= What is required =
Write out each line word for word. Drop pictures.

◇ ◇ ◇ ◇ ◇

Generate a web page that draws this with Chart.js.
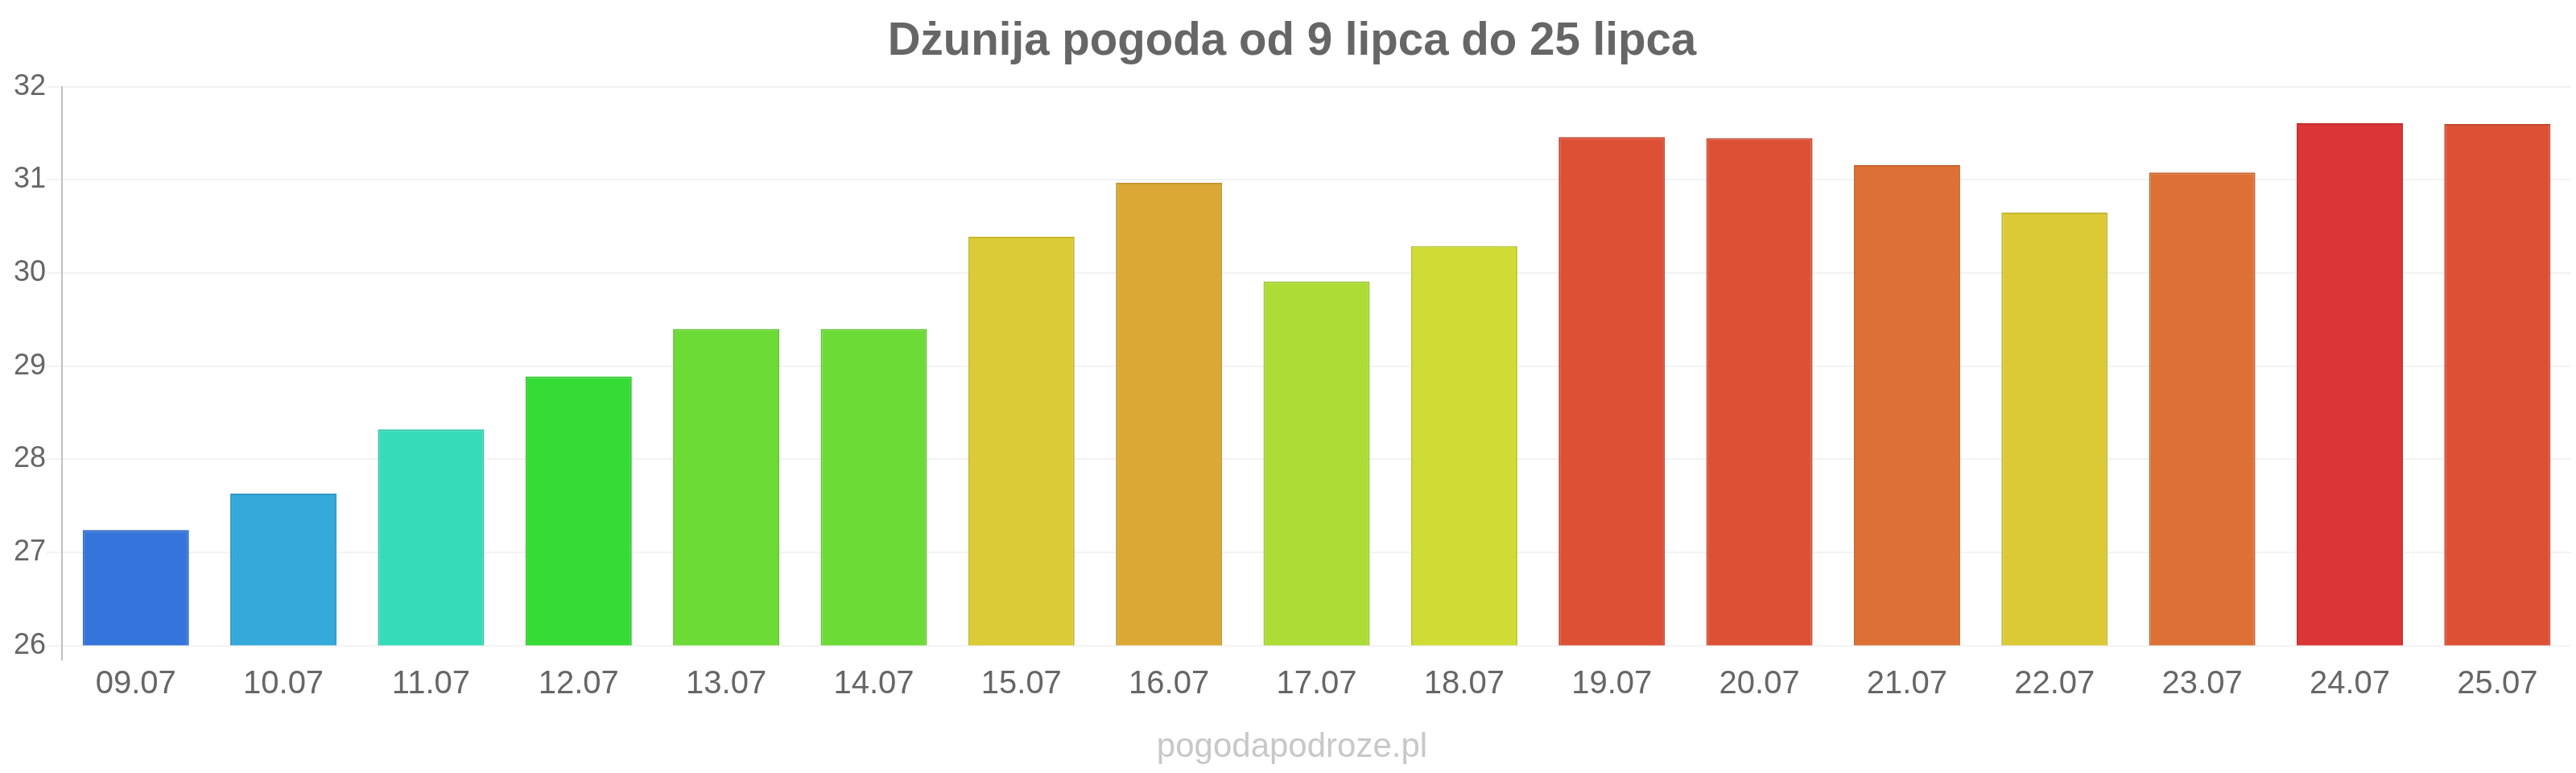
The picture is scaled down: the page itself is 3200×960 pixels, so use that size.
<!DOCTYPE html>
<html>
<head>
<meta charset="utf-8">
<title>Dżunija pogoda</title>
<script src="https://cdn.jsdelivr.net/npm/chart.js@4/dist/chart.umd.min.js"></script>
<style>
    body { margin: 0; background: #fff; }
    #wrap { width: 3200px; height: 960px; }
</style>
</head>
<body>
<div id="wrap"><canvas id="weatherChart" width="3200" height="960"></canvas></div>
<script>
const days = ['09.07', '10.07', '11.07', '12.07', '13.07', '14.07', '15.07', '16.07', '17.07',
    '18.07', '19.07', '20.07', '21.07', '22.07', '23.07', '24.07', '25.07'];
const temps = [27.24, 27.63, 28.32, 28.89, 29.40, 29.40, 30.39, 30.97, 29.91,
    30.29, 31.46, 31.45, 31.16, 30.65, 31.08, 31.61, 31.60];
const yTicks = [26, 27, 28, 29, 30, 31, 32];

// one colour per bar, warmer = hotter
const barColors = ['#3575db', '#36a9db', '#36dbb9', '#36db36', '#6cdb36', '#6cdb36', '#dbcb36',
    '#dba836', '#acdc35', '#cedc35', '#dc5135', '#dc5135', '#dd7035', '#dbca36', '#dd7035',
    '#db3535', '#dc5135'];

function darker(hex, f) {
    const n = parseInt(hex.slice(1), 16);
    const r = Math.round(((n >> 16) & 255) * f);
    const g = Math.round(((n >> 8) & 255) * f);
    const b = Math.round((n & 255) * f);
    return 'rgb(' + r + ',' + g + ',' + b + ')';
}

Chart.defaults.font.family = "'Liberation Sans', Arial, sans-serif";
Chart.defaults.color = '#666';

new Chart(document.getElementById('weatherChart'), {
    type: 'bar',
    data: {
        labels: days,
        datasets: [{
            data: temps,
            backgroundColor: barColors,
            borderColor: barColors.map(c => darker(c, 0.9)),
            borderWidth: 2
        }]
    },
    options: {
        responsive: false,
        animation: false,
        layout: { padding: { left: 16, right: 6, top: 0, bottom: 0 } },
        plugins: {
            legend: { display: false },
            tooltip: { enabled: false },
            title: {
                display: true,
                text: 'Dżunija pogoda od 9 lipca do 25 lipca',
                color: '#666',
                font: { size: 56.5, weight: 'bold' },
                padding: { top: 19, bottom: 21 }
            },
            subtitle: {
                display: true,
                position: 'bottom',
                text: 'pogodapodroze.pl',
                color: '#c8c8c8',
                font: { size: 42, weight: 'normal' },
                padding: { top: 25, bottom: 6 }
            }
        },
        scales: {
            x: {
                grid: {
                    display: true,
                    drawOnChartArea: false,
                    lineWidth: 2,
                    tickLength: 19,
                    color: ctx => ctx.index === 0 ? '#c0c0c0' : 'rgba(0,0,0,0)'
                },
                border: { display: false },
                ticks: {
                    color: '#666',
                    font: { size: 40 },
                    padding: 5,
                    maxRotation: 0,
                    autoSkip: false
                }
            },
            y: {
                min: yTicks[0],
                max: yTicks[yTicks.length - 1],
                afterBuildTicks: axis => {
                    axis.ticks = yTicks.map(v => ({ value: v }));
                },
                grid: {
                    color: '#f3f3f3',
                    lineWidth: 2,
                    tickLength: 19
                },
                border: { color: '#c0c0c0', width: 2 },
                ticks: {
                    color: '#666',
                    font: { size: 36 },
                    padding: 1
                }
            }
        }
    }
});
</script>
</body>
</html>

◇ ◇ ◇ ◇ ◇

= Answer for this exercise =
Generate a web page that draws this with Chart.js.
The picture is scaled down: the page itself is 3200×960 pixels, so use that size.
<!DOCTYPE html>
<html>
<head>
<meta charset="utf-8">
<title>Dżunija pogoda</title>
<script src="https://cdn.jsdelivr.net/npm/chart.js@4/dist/chart.umd.min.js"></script>
<style>
    body { margin: 0; background: #fff; }
    #wrap { width: 3200px; height: 960px; }
</style>
</head>
<body>
<div id="wrap"><canvas id="weatherChart" width="3200" height="960"></canvas></div>
<script>
const days = ['09.07', '10.07', '11.07', '12.07', '13.07', '14.07', '15.07', '16.07', '17.07',
    '18.07', '19.07', '20.07', '21.07', '22.07', '23.07', '24.07', '25.07'];
const temps = [27.24, 27.63, 28.32, 28.89, 29.40, 29.40, 30.39, 30.97, 29.91,
    30.29, 31.46, 31.45, 31.16, 30.65, 31.08, 31.61, 31.60];
const yTicks = [26, 27, 28, 29, 30, 31, 32];

// one colour per bar, warmer = hotter
const barColors = ['#3575db', '#36a9db', '#36dbb9', '#36db36', '#6cdb36', '#6cdb36', '#dbcb36',
    '#dba836', '#acdc35', '#cedc35', '#dc5135', '#dc5135', '#dd7035', '#dbca36', '#dd7035',
    '#db3535', '#dc5135'];

function darker(hex, f) {
    const n = parseInt(hex.slice(1), 16);
    const r = Math.round(((n >> 16) & 255) * f);
    const g = Math.round(((n >> 8) & 255) * f);
    const b = Math.round((n & 255) * f);
    return 'rgb(' + r + ',' + g + ',' + b + ')';
}

Chart.defaults.font.family = "'Liberation Sans', Arial, sans-serif";
Chart.defaults.color = '#666';

new Chart(document.getElementById('weatherChart'), {
    type: 'bar',
    data: {
        labels: days,
        datasets: [{
            data: temps,
            backgroundColor: barColors,
            borderColor: barColors.map(c => darker(c, 0.9)),
            borderWidth: 2
        }]
    },
    options: {
        responsive: false,
        animation: false,
        layout: { padding: { left: 16, right: 6, top: 0, bottom: 0 } },
        plugins: {
            legend: { display: false },
            tooltip: { enabled: false },
            title: {
                display: true,
                text: 'Dżunija pogoda od 9 lipca do 25 lipca',
                color: '#666',
                font: { size: 56.5, weight: 'bold' },
                padding: { top: 19, bottom: 21 }
            },
            subtitle: {
                display: true,
                position: 'bottom',
                text: 'pogodapodroze.pl',
                color: '#c8c8c8',
                font: { size: 42, weight: 'normal' },
                padding: { top: 25, bottom: 6 }
            }
        },
        scales: {
            x: {
                grid: {
                    display: true,
                    drawOnChartArea: false,
                    lineWidth: 2,
                    tickLength: 19,
                    color: ctx => ctx.index === 0 ? '#c0c0c0' : 'rgba(0,0,0,0)'
                },
                border: { display: false },
                ticks: {
                    color: '#666',
                    font: { size: 40 },
                    padding: 5,
                    maxRotation: 0,
                    autoSkip: false
                }
            },
            y: {
                min: yTicks[0],
                max: yTicks[yTicks.length - 1],
                afterBuildTicks: axis => {
                    axis.ticks = yTicks.map(v => ({ value: v }));
                },
                grid: {
                    color: '#f3f3f3',
                    lineWidth: 2,
                    tickLength: 19
                },
                border: { color: '#c0c0c0', width: 2 },
                ticks: {
                    color: '#666',
                    font: { size: 36 },
                    padding: 1
                }
            }
        }
    }
});
</script>
</body>
</html>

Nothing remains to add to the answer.